When we arrived in Kathmandu, we decided that we would check our bags and then go check out a local pizza place called “Fire and Ice” that had been recommended to us. However, it turned out that we were not even allowed into the airport until 7:30 PM (our flight left at 11:45 PM). So we decided that we would just have to suck it up and bring our bags to the pizza place.

Our taxi ride to the pizza place turned out to be interesting because our driver just took us to Thamel (the touristy section of the city) and didn’t really have any idea where the actual pizza place was. So Maddie got out her travel book and showed him a map of where the restaurant was located, and with the help of another random gentleman on the side of the street we were able to find it. It should be noted that us finding it was quite lucky because there is so much going on in Thamel, with all the advertisements, lack of road signs, and everything else, that it is slightly overwhelming and hard to spot anything specific.

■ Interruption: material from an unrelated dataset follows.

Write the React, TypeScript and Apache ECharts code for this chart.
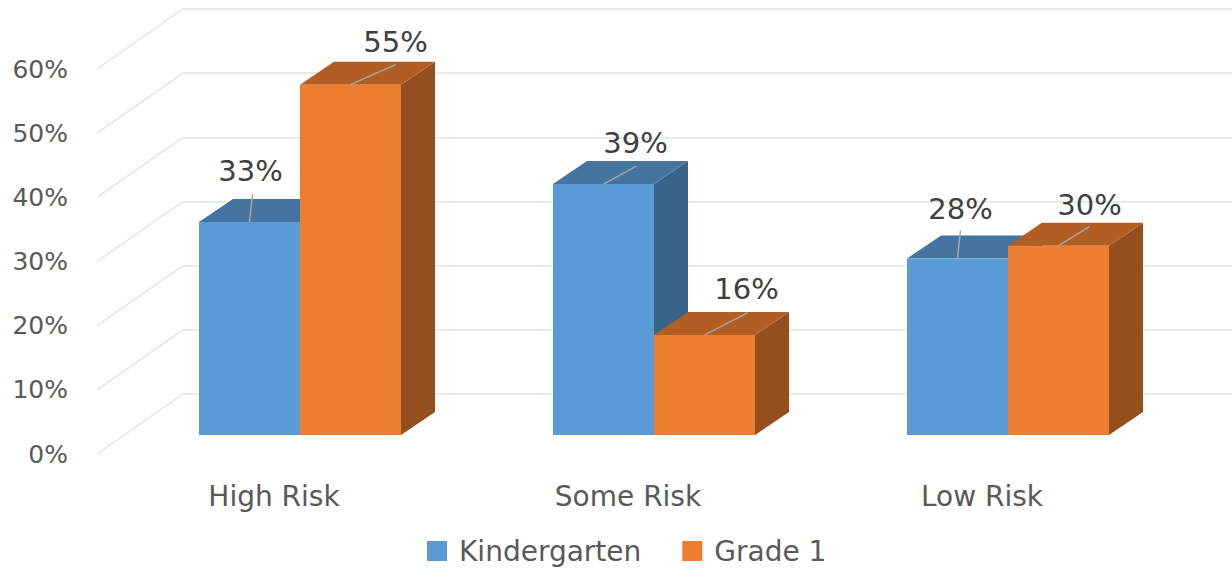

The pizza at “Fire and Ice” turned out to be amazing, some of the best that I have ever had. According to Marishya, the person who recommended it to us, the ingredients are imported from Italy. Also, I found it amusing that there was Spanish music playing throughout our Italian meal. Another aspect that Maddie and I both loved about “Fire and Ice” was that their bathrooms were really nice. They had running water, toilet paper, a toilet, hand soap (big deal!), and a few other things that we had missed during much of our time in Nepal.

After our meal we headed back to the airport and ended up having to wait until 8:00 PM to be able to go into the airport. Once inside we then had to wait another hour to check our luggage. However, after this everything went very smoothly and we made it back to Dubai safe and sound by 5:00 AM the next morning.

Overall, this Nepal trip was an experience of a lifetime that I will never forget. I hope these Nepal blogs haven’t been too long or boring, the following Dubai ones will probably be much shorter. Thanks for reading.